Task goal:
Transcribe the data in full and exactly, omitting any pictures.

-- Start of Recorded data --

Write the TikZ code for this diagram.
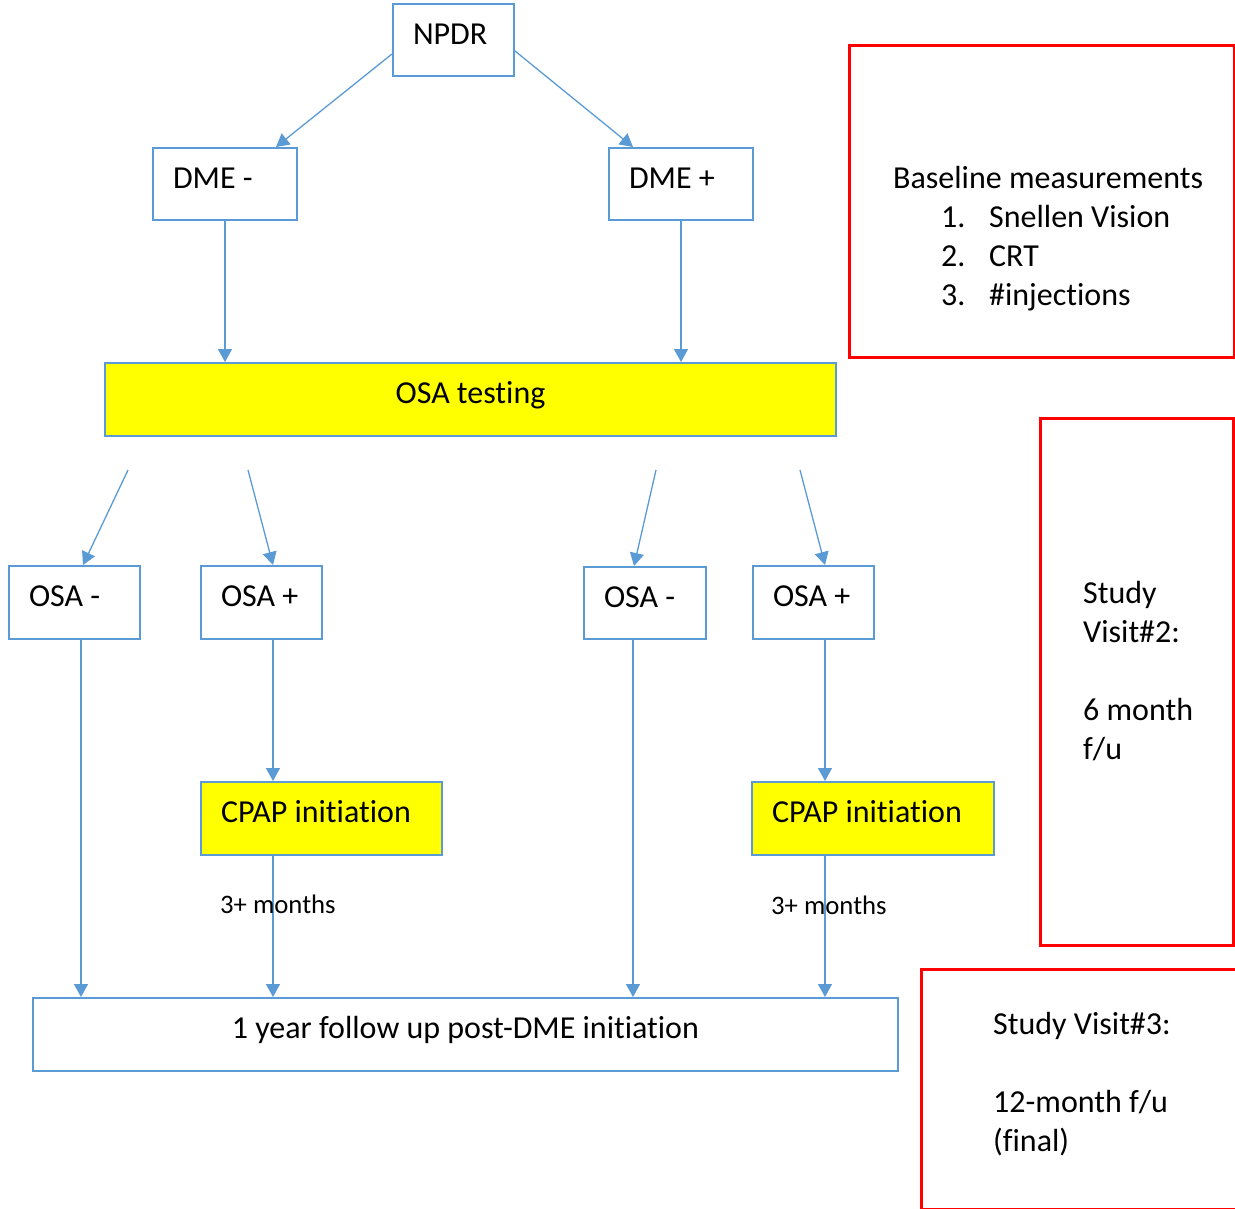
\documentclass[tikz,border=0pt]{standalone}
\usepackage{fontspec}
\setmainfont[Ligatures=NoCommon]{Carlito}
\usetikzlibrary{arrows.meta,calc}
\definecolor{ofblue}{HTML}{5B9BD5}
\definecolor{ofred}{HTML}{FF0000}
\definecolor{ofyellow}{HTML}{FFFF00}
\begin{document}
\begin{tikzpicture}[x=1pt,y=-1pt,
  box/.style={draw=ofblue, line width=2pt, anchor=north west, inner xsep=20pt, inner ysep=0pt,
    text height=40.5pt, font=\fontsize{32}{39}\selectfont},
  ybox/.style={box, fill=ofyellow},
  redbox/.style={draw=ofred, line width=3pt, anchor=north west, inner sep=0pt},
  txt/.style={anchor=base west, inner sep=0pt, font=\fontsize{32}{39}\selectfont},
  small/.style={anchor=base west, inner sep=0pt, font=\fontsize{26.7}{32}\selectfont},
  arr/.style={draw=ofblue, line width=1.3pt, -{Triangle[width=14pt,length=13pt]}}
]
\useasboundingbox (0,0) rectangle (1235,1209);
\fill[white] (0,0) rectangle (1235,1209);

% blue boxes
\node[box, text depth=31.5pt] (npdr) at (392,3) {\makebox[81pt][l]{NPDR}};
\node[box, text depth=31.5pt] (dmem) at (152,147) {\makebox[104pt][l]{DME -}};
\node[box, text depth=31.5pt] (dmep) at (608,147) {\makebox[104pt][l]{DME +}};
\node[ybox, text depth=32.5pt] (osat) at (104,362) {\makebox[691pt]{OSA testing}};
\node[box, text depth=32.5pt] (osam1) at (8,565) {\makebox[91pt][l]{OSA -}};
\node[box, text depth=32.5pt] (osap1) at (200,565) {\makebox[81pt][l]{OSA +}};
\node[box, text depth=31.5pt] (osam2) at (583,566) {\makebox[82pt][l]{OSA -}};
\node[box, text depth=32.5pt] (osap2) at (752,565) {\makebox[81pt][l]{OSA +}};
\node[ybox, text depth=32.5pt] (cpap1) at (200,781) {\makebox[201pt][l]{CPAP initiation}};
\node[ybox, text depth=32.5pt] (cpap2) at (751,781) {\makebox[202pt][l]{CPAP initiation}};
\node[box, text depth=32.5pt] (final) at (32,997) {\makebox[825pt]{1 year follow up post-DME initiation}};

% free arrow starts below OSA testing
\coordinate (s1) at (128,470);
\coordinate (s2) at (248,470);
\coordinate (s3) at (656,470);
\coordinate (s4) at (800,470);

% connectors
\draw[arr] ([yshift=-14pt]npdr.west) -- ([xshift=51pt]dmem.north);
\draw[arr] ([yshift=-11pt]npdr.east) -- ([xshift=-48pt]dmep.north);
\draw[arr] (dmem.south) -- (dmem.south |- osat.north);
\draw[arr] (dmep.south) -- (dmep.south |- osat.north);
\draw[arr] (s1) -- ([xshift=8.5pt]osam1.north);
\draw[arr] (s2) -- ([xshift=11.5pt]osap1.north);
\draw[arr] (s3) -- ([xshift=-11pt]osam2.north);
\draw[arr] (s4) -- ([xshift=11.5pt]osap2.north);
\draw[arr] ([xshift=6.5pt]osam1.south) -- ([xshift=6.5pt]osam1.south |- final.north);
\draw[arr] ([xshift=11.5pt]osap1.south) -- ([xshift=11.5pt]osap1.south |- cpap1.north);
\draw[arr] ([xshift=-48.5pt]cpap1.south) -- ([xshift=-48.5pt]cpap1.south |- final.north);
\draw[arr] ([xshift=-12pt]osam2.south) -- ([xshift=-12pt]osam2.south |- final.north);
\draw[arr] ([xshift=11.5pt]osap2.south) -- ([xshift=11.5pt]osap2.south |- cpap2.north);
\draw[arr] ([xshift=-48pt]cpap2.south) -- ([xshift=-48pt]cpap2.south |- final.north);

% connector labels
\node[small] (m1) at (220,913.5) {3+ months};
\node[small] (m2) at (771,914.5) {3+ months};

% red boxes
\node[redbox, minimum width=385pt, minimum height=312pt] (rb1) at (848,44) {};
\node[redbox, minimum width=193pt, minimum height=527pt] (rb2) at (1039,417) {};
\node[redbox, minimum width=330pt, minimum height=240pt] (rb3) at (920,968) {};

\node[txt] (bl) at (893,189) {\vtop{\baselineskip=39pt
  \hbox{Baseline measurements}
  \hbox{\hspace*{48pt}\makebox[48pt][l]{1.}Snellen Vision}
  \hbox{\hspace*{48pt}\makebox[48pt][l]{2.}CRT}
  \hbox{\hspace*{48pt}\makebox[48pt][l]{3.}\#injections}}};
\node[txt] (sv2) at (1083,603) {\vtop{\baselineskip=39pt
  \hbox{Study}\hbox{Visit\#2:}\hbox{}\hbox{6 month}\hbox{f/u}}};
\node[txt] (sv3) at (993,1034) {\vtop{\baselineskip=39pt
  \hbox{Study Visit\#3:}\hbox{}\hbox{12-month f/u}\hbox{(final)}}};
\end{tikzpicture}
\end{document}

-- End of Recorded data --

Output of the task:
Write the TikZ code for this diagram.
\documentclass[tikz,border=0pt]{standalone}
\usepackage{fontspec}
\setmainfont[Ligatures=NoCommon]{Carlito}
\usetikzlibrary{arrows.meta,calc}
\definecolor{ofblue}{HTML}{5B9BD5}
\definecolor{ofred}{HTML}{FF0000}
\definecolor{ofyellow}{HTML}{FFFF00}
\begin{document}
\begin{tikzpicture}[x=1pt,y=-1pt,
  box/.style={draw=ofblue, line width=2pt, anchor=north west, inner xsep=20pt, inner ysep=0pt,
    text height=40.5pt, font=\fontsize{32}{39}\selectfont},
  ybox/.style={box, fill=ofyellow},
  redbox/.style={draw=ofred, line width=3pt, anchor=north west, inner sep=0pt},
  txt/.style={anchor=base west, inner sep=0pt, font=\fontsize{32}{39}\selectfont},
  small/.style={anchor=base west, inner sep=0pt, font=\fontsize{26.7}{32}\selectfont},
  arr/.style={draw=ofblue, line width=1.3pt, -{Triangle[width=14pt,length=13pt]}}
]
\useasboundingbox (0,0) rectangle (1235,1209);
\fill[white] (0,0) rectangle (1235,1209);

% blue boxes
\node[box, text depth=31.5pt] (npdr) at (392,3) {\makebox[81pt][l]{NPDR}};
\node[box, text depth=31.5pt] (dmem) at (152,147) {\makebox[104pt][l]{DME -}};
\node[box, text depth=31.5pt] (dmep) at (608,147) {\makebox[104pt][l]{DME +}};
\node[ybox, text depth=32.5pt] (osat) at (104,362) {\makebox[691pt]{OSA testing}};
\node[box, text depth=32.5pt] (osam1) at (8,565) {\makebox[91pt][l]{OSA -}};
\node[box, text depth=32.5pt] (osap1) at (200,565) {\makebox[81pt][l]{OSA +}};
\node[box, text depth=31.5pt] (osam2) at (583,566) {\makebox[82pt][l]{OSA -}};
\node[box, text depth=32.5pt] (osap2) at (752,565) {\makebox[81pt][l]{OSA +}};
\node[ybox, text depth=32.5pt] (cpap1) at (200,781) {\makebox[201pt][l]{CPAP initiation}};
\node[ybox, text depth=32.5pt] (cpap2) at (751,781) {\makebox[202pt][l]{CPAP initiation}};
\node[box, text depth=32.5pt] (final) at (32,997) {\makebox[825pt]{1 year follow up post-DME initiation}};

% free arrow starts below OSA testing
\coordinate (s1) at (128,470);
\coordinate (s2) at (248,470);
\coordinate (s3) at (656,470);
\coordinate (s4) at (800,470);

% connectors
\draw[arr] ([yshift=-14pt]npdr.west) -- ([xshift=51pt]dmem.north);
\draw[arr] ([yshift=-11pt]npdr.east) -- ([xshift=-48pt]dmep.north);
\draw[arr] (dmem.south) -- (dmem.south |- osat.north);
\draw[arr] (dmep.south) -- (dmep.south |- osat.north);
\draw[arr] (s1) -- ([xshift=8.5pt]osam1.north);
\draw[arr] (s2) -- ([xshift=11.5pt]osap1.north);
\draw[arr] (s3) -- ([xshift=-11pt]osam2.north);
\draw[arr] (s4) -- ([xshift=11.5pt]osap2.north);
\draw[arr] ([xshift=6.5pt]osam1.south) -- ([xshift=6.5pt]osam1.south |- final.north);
\draw[arr] ([xshift=11.5pt]osap1.south) -- ([xshift=11.5pt]osap1.south |- cpap1.north);
\draw[arr] ([xshift=-48.5pt]cpap1.south) -- ([xshift=-48.5pt]cpap1.south |- final.north);
\draw[arr] ([xshift=-12pt]osam2.south) -- ([xshift=-12pt]osam2.south |- final.north);
\draw[arr] ([xshift=11.5pt]osap2.south) -- ([xshift=11.5pt]osap2.south |- cpap2.north);
\draw[arr] ([xshift=-48pt]cpap2.south) -- ([xshift=-48pt]cpap2.south |- final.north);

% connector labels
\node[small] (m1) at (220,913.5) {3+ months};
\node[small] (m2) at (771,914.5) {3+ months};

% red boxes
\node[redbox, minimum width=385pt, minimum height=312pt] (rb1) at (848,44) {};
\node[redbox, minimum width=193pt, minimum height=527pt] (rb2) at (1039,417) {};
\node[redbox, minimum width=330pt, minimum height=240pt] (rb3) at (920,968) {};

\node[txt] (bl) at (893,189) {\vtop{\baselineskip=39pt
  \hbox{Baseline measurements}
  \hbox{\hspace*{48pt}\makebox[48pt][l]{1.}Snellen Vision}
  \hbox{\hspace*{48pt}\makebox[48pt][l]{2.}CRT}
  \hbox{\hspace*{48pt}\makebox[48pt][l]{3.}\#injections}}};
\node[txt] (sv2) at (1083,603) {\vtop{\baselineskip=39pt
  \hbox{Study}\hbox{Visit\#2:}\hbox{}\hbox{6 month}\hbox{f/u}}};
\node[txt] (sv3) at (993,1034) {\vtop{\baselineskip=39pt
  \hbox{Study Visit\#3:}\hbox{}\hbox{12-month f/u}\hbox{(final)}}};
\end{tikzpicture}
\end{document}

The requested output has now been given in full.